RECORDED DATA:

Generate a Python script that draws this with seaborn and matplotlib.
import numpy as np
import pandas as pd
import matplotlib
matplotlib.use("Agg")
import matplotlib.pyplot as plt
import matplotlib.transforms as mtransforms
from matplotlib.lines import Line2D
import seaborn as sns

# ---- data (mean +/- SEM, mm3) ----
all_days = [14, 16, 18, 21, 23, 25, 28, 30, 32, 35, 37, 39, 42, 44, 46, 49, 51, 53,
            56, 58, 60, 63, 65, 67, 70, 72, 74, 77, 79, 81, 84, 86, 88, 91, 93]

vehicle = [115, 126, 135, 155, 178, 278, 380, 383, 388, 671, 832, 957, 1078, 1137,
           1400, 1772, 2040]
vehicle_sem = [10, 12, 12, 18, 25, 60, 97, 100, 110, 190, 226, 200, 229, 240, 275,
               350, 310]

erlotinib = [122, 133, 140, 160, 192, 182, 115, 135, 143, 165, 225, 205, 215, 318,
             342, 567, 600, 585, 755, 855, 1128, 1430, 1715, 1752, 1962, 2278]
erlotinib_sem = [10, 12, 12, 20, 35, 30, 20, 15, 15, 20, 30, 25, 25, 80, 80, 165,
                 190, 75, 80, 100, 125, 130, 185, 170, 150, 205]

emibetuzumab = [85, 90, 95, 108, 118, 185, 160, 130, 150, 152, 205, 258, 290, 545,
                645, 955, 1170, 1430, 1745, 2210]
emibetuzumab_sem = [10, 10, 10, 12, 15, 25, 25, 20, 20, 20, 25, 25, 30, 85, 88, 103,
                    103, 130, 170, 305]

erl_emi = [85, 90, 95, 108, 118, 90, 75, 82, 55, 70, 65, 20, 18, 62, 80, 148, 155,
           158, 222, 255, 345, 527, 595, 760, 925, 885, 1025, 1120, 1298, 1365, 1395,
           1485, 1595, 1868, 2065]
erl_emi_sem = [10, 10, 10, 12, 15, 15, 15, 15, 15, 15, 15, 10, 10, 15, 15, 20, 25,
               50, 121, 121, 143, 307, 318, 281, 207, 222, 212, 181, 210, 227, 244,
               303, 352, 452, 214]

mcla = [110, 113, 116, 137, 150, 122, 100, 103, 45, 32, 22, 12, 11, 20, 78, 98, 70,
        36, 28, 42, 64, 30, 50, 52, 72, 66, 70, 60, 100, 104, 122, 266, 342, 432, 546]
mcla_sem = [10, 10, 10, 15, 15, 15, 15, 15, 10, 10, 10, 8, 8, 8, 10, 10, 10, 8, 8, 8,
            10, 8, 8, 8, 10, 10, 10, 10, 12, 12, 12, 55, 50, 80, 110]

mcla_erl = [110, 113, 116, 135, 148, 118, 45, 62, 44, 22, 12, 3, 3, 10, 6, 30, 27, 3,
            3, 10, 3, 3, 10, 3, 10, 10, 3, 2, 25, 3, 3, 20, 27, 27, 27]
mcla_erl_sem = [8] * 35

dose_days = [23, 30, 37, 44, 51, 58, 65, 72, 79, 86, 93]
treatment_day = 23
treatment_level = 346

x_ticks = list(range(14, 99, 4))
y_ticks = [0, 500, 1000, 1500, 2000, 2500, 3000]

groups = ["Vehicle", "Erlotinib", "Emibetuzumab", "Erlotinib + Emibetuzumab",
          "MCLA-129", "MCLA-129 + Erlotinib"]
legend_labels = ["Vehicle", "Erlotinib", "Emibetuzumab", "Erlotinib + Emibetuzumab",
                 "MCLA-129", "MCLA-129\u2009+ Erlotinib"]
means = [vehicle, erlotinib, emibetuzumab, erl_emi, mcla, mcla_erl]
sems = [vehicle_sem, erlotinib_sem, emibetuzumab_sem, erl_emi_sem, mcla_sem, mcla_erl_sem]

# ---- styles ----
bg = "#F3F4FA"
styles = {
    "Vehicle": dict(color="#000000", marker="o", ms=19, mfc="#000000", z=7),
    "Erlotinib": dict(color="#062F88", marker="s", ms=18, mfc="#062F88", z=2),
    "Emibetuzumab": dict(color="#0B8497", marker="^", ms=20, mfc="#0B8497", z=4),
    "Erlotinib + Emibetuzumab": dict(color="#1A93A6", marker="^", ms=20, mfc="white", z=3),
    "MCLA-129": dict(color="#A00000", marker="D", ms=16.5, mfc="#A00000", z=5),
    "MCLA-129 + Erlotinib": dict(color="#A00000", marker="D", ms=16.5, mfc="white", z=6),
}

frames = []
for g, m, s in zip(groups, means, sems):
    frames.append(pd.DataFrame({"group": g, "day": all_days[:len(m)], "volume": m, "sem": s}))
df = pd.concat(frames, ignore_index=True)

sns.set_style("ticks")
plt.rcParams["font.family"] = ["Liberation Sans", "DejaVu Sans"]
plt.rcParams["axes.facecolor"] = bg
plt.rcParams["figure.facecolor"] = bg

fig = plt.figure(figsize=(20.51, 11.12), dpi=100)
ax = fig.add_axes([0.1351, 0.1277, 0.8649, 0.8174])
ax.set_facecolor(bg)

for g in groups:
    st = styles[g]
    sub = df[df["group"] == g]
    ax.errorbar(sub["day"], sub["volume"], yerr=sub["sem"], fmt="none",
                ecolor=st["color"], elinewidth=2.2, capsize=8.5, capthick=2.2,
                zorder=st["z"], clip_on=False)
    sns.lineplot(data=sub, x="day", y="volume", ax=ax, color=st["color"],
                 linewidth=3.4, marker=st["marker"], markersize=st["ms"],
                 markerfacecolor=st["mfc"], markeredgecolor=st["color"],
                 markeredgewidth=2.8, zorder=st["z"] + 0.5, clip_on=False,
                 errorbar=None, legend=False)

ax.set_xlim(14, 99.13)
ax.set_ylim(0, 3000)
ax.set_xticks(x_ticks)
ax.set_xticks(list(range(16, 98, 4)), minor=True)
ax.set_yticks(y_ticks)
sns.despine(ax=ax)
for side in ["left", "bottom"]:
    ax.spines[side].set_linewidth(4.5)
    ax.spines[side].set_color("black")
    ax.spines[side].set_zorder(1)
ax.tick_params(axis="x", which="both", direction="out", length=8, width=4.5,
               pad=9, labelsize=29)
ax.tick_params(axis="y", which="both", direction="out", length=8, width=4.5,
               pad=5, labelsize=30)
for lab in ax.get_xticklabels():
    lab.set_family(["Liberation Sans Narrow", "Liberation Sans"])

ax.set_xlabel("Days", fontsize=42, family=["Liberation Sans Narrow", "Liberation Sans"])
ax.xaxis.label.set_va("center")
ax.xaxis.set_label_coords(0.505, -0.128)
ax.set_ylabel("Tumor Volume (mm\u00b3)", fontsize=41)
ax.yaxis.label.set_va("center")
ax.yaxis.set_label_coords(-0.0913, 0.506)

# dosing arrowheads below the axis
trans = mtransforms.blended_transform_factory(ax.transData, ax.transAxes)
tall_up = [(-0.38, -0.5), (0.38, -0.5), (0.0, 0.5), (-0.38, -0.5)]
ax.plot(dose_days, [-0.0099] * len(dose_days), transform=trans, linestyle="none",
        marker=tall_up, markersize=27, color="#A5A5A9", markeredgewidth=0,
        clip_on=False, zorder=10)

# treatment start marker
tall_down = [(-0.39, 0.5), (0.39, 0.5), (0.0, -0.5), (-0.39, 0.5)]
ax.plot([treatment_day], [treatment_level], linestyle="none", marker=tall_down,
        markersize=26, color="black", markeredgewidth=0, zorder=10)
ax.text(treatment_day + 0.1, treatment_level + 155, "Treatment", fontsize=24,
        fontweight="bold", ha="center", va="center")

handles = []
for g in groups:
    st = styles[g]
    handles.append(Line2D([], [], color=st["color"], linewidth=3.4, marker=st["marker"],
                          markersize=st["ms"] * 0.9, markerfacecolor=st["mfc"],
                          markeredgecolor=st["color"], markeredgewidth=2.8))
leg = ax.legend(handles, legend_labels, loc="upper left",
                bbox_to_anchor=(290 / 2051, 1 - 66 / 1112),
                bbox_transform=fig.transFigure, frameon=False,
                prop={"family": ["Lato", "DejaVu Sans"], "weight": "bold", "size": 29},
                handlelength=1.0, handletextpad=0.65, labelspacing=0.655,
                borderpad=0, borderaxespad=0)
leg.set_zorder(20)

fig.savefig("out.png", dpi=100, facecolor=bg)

EXERCISE: Using the data above, restate word for word the lines from its opening line through the line that contains "88, 91, 93]", and no more.

RESULT OF THIS TASK:
Generate a Python script that draws this with seaborn and matplotlib.
import numpy as np
import pandas as pd
import matplotlib
matplotlib.use("Agg")
import matplotlib.pyplot as plt
import matplotlib.transforms as mtransforms
from matplotlib.lines import Line2D
import seaborn as sns

# ---- data (mean +/- SEM, mm3) ----
all_days = [14, 16, 18, 21, 23, 25, 28, 30, 32, 35, 37, 39, 42, 44, 46, 49, 51, 53,
            56, 58, 60, 63, 65, 67, 70, 72, 74, 77, 79, 81, 84, 86, 88, 91, 93]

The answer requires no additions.